RAW RECORDS

● ● ● ● ●

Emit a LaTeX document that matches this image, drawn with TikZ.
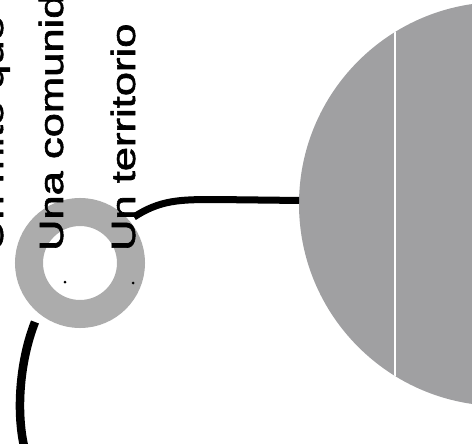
\documentclass[tikz,border=0pt]{standalone}
\usepackage{fontspec}
\setmainfont{Liberation Sans}
\newfontfamily\lblfont[FakeBold=1.6]{Liberation Sans}
\definecolor{ringgray}{RGB}{172,172,172}
\definecolor{biggray}{RGB}{160,160,162}
\begin{document}
\begin{tikzpicture}[x=1pt,y=-1pt,
  lbl/.style={rotate=90, anchor=base west, inner sep=0pt, outer sep=0pt, font=\lblfont\fontsize{33.5}{40}\selectfont},
  conn/.style={line width=7pt, line cap=butt},
  dotmark/.style={circle, fill=black, minimum size=3pt, inner sep=0pt}]
\useasboundingbox (0,0) rectangle (472,444);
\clip (0,0) rectangle (472,444);
% big circle
\node[circle, fill=biggray, minimum size=404pt, inner sep=0pt, outer sep=0pt] (big) at (501,204) {};
\begin{scope}
  \clip (501,204) circle[radius=202];
  \draw[white, line width=1.8pt] (395,0) -- (395,444);
\end{scope}
% ring
\node[circle, draw=ringgray, line width=28pt, minimum size=102pt, inner sep=0pt] (ring) at (80,263) {};
\node[dotmark] (d1) at (65,282) {};
\node[dotmark] (d2) at (133,283) {};
% texts
\node[lbl] (t1) at (3,251) {\scalebox{1.3}[1]{Un mito que}};
\node[lbl] (t2) at (63,251) {\scalebox{1.3}[1]{Una comunidad}};
\node[lbl] (t3) at (135,251) {\scalebox{1.3}[1]{Un territorio}};
% connectors
\coordinate (s1) at (134,217);
\draw[conn] (s1) .. controls (160,200) and (180,199.5) .. (215,199.5) -- (big.179);
\coordinate (b1) at (35,322);
\coordinate (b2) at (24,446);
\draw[conn, line width=8.5pt] (b1) .. controls (20,360) and (16,410) .. (b2);
\end{tikzpicture}
\end{document}
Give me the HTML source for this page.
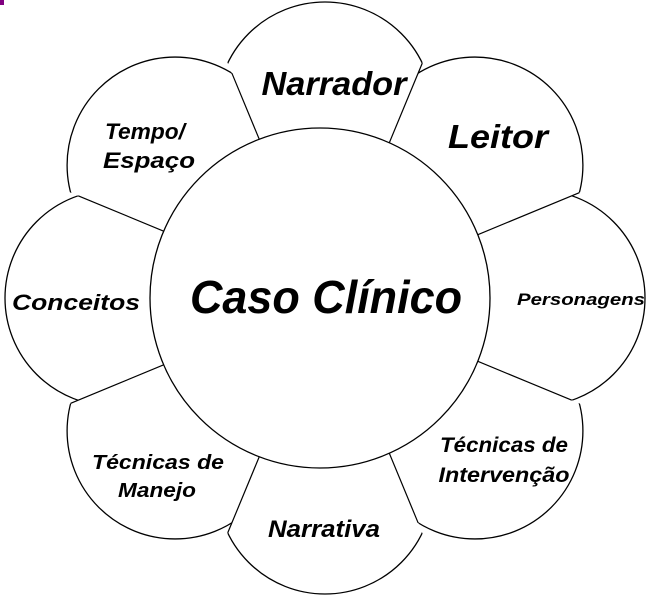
<!DOCTYPE html>
<html><head><meta charset="utf-8">
<style>
html,body{margin:0;padding:0;background:#fff;}
svg{display:block;}
text{font-family:"Liberation Sans",sans-serif;font-weight:bold;font-style:italic;fill:#000;text-anchor:middle;}
</style></head>
<body>
<svg id="s" width="655" height="600" viewBox="0 0 655 600" xmlns="http://www.w3.org/2000/svg">
<rect x="0" y="0" width="4" height="5" fill="#800080"/>
<g id="petals"></g>
<circle cx="320" cy="298" r="170" fill="#fff" stroke="#000" stroke-width="1.3"/>
<text x="326" y="313" font-size="46" textLength="272" lengthAdjust="spacingAndGlyphs">Caso Clínico</text>
<text x="334" y="95" font-size="33" textLength="145" lengthAdjust="spacingAndGlyphs">Narrador</text>
<text x="498" y="148" font-size="33" textLength="100" lengthAdjust="spacingAndGlyphs">Leitor</text>
<text x="145" y="139" font-size="22" textLength="80" lengthAdjust="spacingAndGlyphs">Tempo/</text>
<text x="149" y="168" font-size="22" textLength="92" lengthAdjust="spacingAndGlyphs">Espaço</text>
<text x="76" y="310" font-size="22" textLength="128" lengthAdjust="spacingAndGlyphs">Conceitos</text>
<text x="581" y="305" font-size="17" textLength="128" lengthAdjust="spacingAndGlyphs">Personagens</text>
<text x="158" y="469" font-size="20" textLength="132" lengthAdjust="spacingAndGlyphs">Técnicas de</text>
<text x="157" y="497" font-size="20" textLength="78" lengthAdjust="spacingAndGlyphs">Manejo</text>
<text x="324" y="537" font-size="24" textLength="112" lengthAdjust="spacingAndGlyphs">Narrativa</text>
<text x="504" y="452" font-size="21" textLength="128" lengthAdjust="spacingAndGlyphs">Técnicas de</text>
<text x="504" y="482" font-size="21" textLength="131" lengthAdjust="spacingAndGlyphs">Intervenção</text>
</svg>
<script>
(function(){
var NS="http://www.w3.org/2000/svg";
var g=document.getElementById('petals');
var cx=325,cy=298,dx=212,dy=188,r=108;
var angs=[-90,-45,0,45,90,135,180,-135];
var C=angs.map(function(a){var t=a*Math.PI/180;return [cx+dx*Math.cos(t),cy+dy*Math.sin(t)];});
var defs=document.createElementNS(NS,'defs');g.appendChild(defs);
angs.forEach(function(a,i){
  var a1=(a-22.5)*Math.PI/180,a2=(a+22.5)*Math.PI/180,R=1000;
  var cp=document.createElementNS(NS,'clipPath');cp.setAttribute('id','c'+i);
  var pg=document.createElementNS(NS,'polygon');
  pg.setAttribute('points',cx+','+cy+' '+(cx+R*Math.cos(a1))+','+(cy+R*Math.sin(a1))+' '+(cx+R*Math.cos(a2))+','+(cy+R*Math.sin(a2)));
  cp.appendChild(pg);defs.appendChild(cp);
  var c=document.createElementNS(NS,'circle');
  c.setAttribute('cx',C[i][0]);c.setAttribute('cy',C[i][1]);c.setAttribute('r',r);
  c.setAttribute('fill','#fff');c.setAttribute('stroke','#000');c.setAttribute('stroke-width','1.3');
  c.setAttribute('clip-path','url(#c'+i+')');g.appendChild(c);
});
angs.forEach(function(a,i){
  var phi=(a+22.5)*Math.PI/180,ux=Math.cos(phi),uy=Math.sin(phi);
  var P=C[i],ox=cx-P[0],oy=cy-P[1];
  var b=ox*ux+oy*uy,cc=ox*ox+oy*oy-r*r,disc=b*b-cc;
  if(disc<0)return;
  var t=-b+Math.sqrt(disc);
  var l=document.createElementNS(NS,'line');
  l.setAttribute('x1',cx+140*ux);l.setAttribute('y1',cy+140*uy);
  l.setAttribute('x2',cx+t*ux);l.setAttribute('y2',cy+t*uy);
  l.setAttribute('stroke','#000');l.setAttribute('stroke-width','1.2');
  g.appendChild(l);
});
})();
</script>
</body></html>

● ● ● ● ●

Keep the pictures out of your copy, and repeat every entry above exactly.

TASK RESULT
Emit a LaTeX document that matches this image, drawn with TikZ.
\documentclass[tikz,border=0pt]{standalone}
\usepackage{fontspec}
\setmainfont{Liberation Sans}
\newfontfamily\lblfont[FakeBold=1.6]{Liberation Sans}
\definecolor{ringgray}{RGB}{172,172,172}
\definecolor{biggray}{RGB}{160,160,162}
\begin{document}
\begin{tikzpicture}[x=1pt,y=-1pt,
  lbl/.style={rotate=90, anchor=base west, inner sep=0pt, outer sep=0pt, font=\lblfont\fontsize{33.5}{40}\selectfont},
  conn/.style={line width=7pt, line cap=butt},
  dotmark/.style={circle, fill=black, minimum size=3pt, inner sep=0pt}]
\useasboundingbox (0,0) rectangle (472,444);
\clip (0,0) rectangle (472,444);
% big circle
\node[circle, fill=biggray, minimum size=404pt, inner sep=0pt, outer sep=0pt] (big) at (501,204) {};
\begin{scope}
  \clip (501,204) circle[radius=202];
  \draw[white, line width=1.8pt] (395,0) -- (395,444);
\end{scope}
% ring
\node[circle, draw=ringgray, line width=28pt, minimum size=102pt, inner sep=0pt] (ring) at (80,263) {};
\node[dotmark] (d1) at (65,282) {};
\node[dotmark] (d2) at (133,283) {};
% texts
\node[lbl] (t1) at (3,251) {\scalebox{1.3}[1]{Un mito que}};
\node[lbl] (t2) at (63,251) {\scalebox{1.3}[1]{Una comunidad}};
\node[lbl] (t3) at (135,251) {\scalebox{1.3}[1]{Un territorio}};
% connectors
\coordinate (s1) at (134,217);
\draw[conn] (s1) .. controls (160,200) and (180,199.5) .. (215,199.5) -- (big.179);
\coordinate (b1) at (35,322);
\coordinate (b2) at (24,446);
\draw[conn, line width=8.5pt] (b1) .. controls (20,360) and (16,410) .. (b2);
\end{tikzpicture}
\end{document}
Give me the HTML source for this page.
<!DOCTYPE html>
<html><head><meta charset="utf-8">
<style>
html,body{margin:0;padding:0;background:#fff;}
svg{display:block;}
text{font-family:"Liberation Sans",sans-serif;font-weight:bold;font-style:italic;fill:#000;text-anchor:middle;}
</style></head>
<body>
<svg id="s" width="655" height="600" viewBox="0 0 655 600" xmlns="http://www.w3.org/2000/svg">
<rect x="0" y="0" width="4" height="5" fill="#800080"/>
<g id="petals"></g>
<circle cx="320" cy="298" r="170" fill="#fff" stroke="#000" stroke-width="1.3"/>
<text x="326" y="313" font-size="46" textLength="272" lengthAdjust="spacingAndGlyphs">Caso Clínico</text>
<text x="334" y="95" font-size="33" textLength="145" lengthAdjust="spacingAndGlyphs">Narrador</text>
<text x="498" y="148" font-size="33" textLength="100" lengthAdjust="spacingAndGlyphs">Leitor</text>
<text x="145" y="139" font-size="22" textLength="80" lengthAdjust="spacingAndGlyphs">Tempo/</text>
<text x="149" y="168" font-size="22" textLength="92" lengthAdjust="spacingAndGlyphs">Espaço</text>
<text x="76" y="310" font-size="22" textLength="128" lengthAdjust="spacingAndGlyphs">Conceitos</text>
<text x="581" y="305" font-size="17" textLength="128" lengthAdjust="spacingAndGlyphs">Personagens</text>
<text x="158" y="469" font-size="20" textLength="132" lengthAdjust="spacingAndGlyphs">Técnicas de</text>
<text x="157" y="497" font-size="20" textLength="78" lengthAdjust="spacingAndGlyphs">Manejo</text>
<text x="324" y="537" font-size="24" textLength="112" lengthAdjust="spacingAndGlyphs">Narrativa</text>
<text x="504" y="452" font-size="21" textLength="128" lengthAdjust="spacingAndGlyphs">Técnicas de</text>
<text x="504" y="482" font-size="21" textLength="131" lengthAdjust="spacingAndGlyphs">Intervenção</text>
</svg>
<script>
(function(){
var NS="http://www.w3.org/2000/svg";
var g=document.getElementById('petals');
var cx=325,cy=298,dx=212,dy=188,r=108;
var angs=[-90,-45,0,45,90,135,180,-135];
var C=angs.map(function(a){var t=a*Math.PI/180;return [cx+dx*Math.cos(t),cy+dy*Math.sin(t)];});
var defs=document.createElementNS(NS,'defs');g.appendChild(defs);
angs.forEach(function(a,i){
  var a1=(a-22.5)*Math.PI/180,a2=(a+22.5)*Math.PI/180,R=1000;
  var cp=document.createElementNS(NS,'clipPath');cp.setAttribute('id','c'+i);
  var pg=document.createElementNS(NS,'polygon');
  pg.setAttribute('points',cx+','+cy+' '+(cx+R*Math.cos(a1))+','+(cy+R*Math.sin(a1))+' '+(cx+R*Math.cos(a2))+','+(cy+R*Math.sin(a2)));
  cp.appendChild(pg);defs.appendChild(cp);
  var c=document.createElementNS(NS,'circle');
  c.setAttribute('cx',C[i][0]);c.setAttribute('cy',C[i][1]);c.setAttribute('r',r);
  c.setAttribute('fill','#fff');c.setAttribute('stroke','#000');c.setAttribute('stroke-width','1.3');
  c.setAttribute('clip-path','url(#c'+i+')');g.appendChild(c);
});
angs.forEach(function(a,i){
  var phi=(a+22.5)*Math.PI/180,ux=Math.cos(phi),uy=Math.sin(phi);
  var P=C[i],ox=cx-P[0],oy=cy-P[1];
  var b=ox*ux+oy*uy,cc=ox*ox+oy*oy-r*r,disc=b*b-cc;
  if(disc<0)return;
  var t=-b+Math.sqrt(disc);
  var l=document.createElementNS(NS,'line');
  l.setAttribute('x1',cx+140*ux);l.setAttribute('y1',cy+140*uy);
  l.setAttribute('x2',cx+t*ux);l.setAttribute('y2',cy+t*uy);
  l.setAttribute('stroke','#000');l.setAttribute('stroke-width','1.2');
  g.appendChild(l);
});
})();
</script>
</body></html>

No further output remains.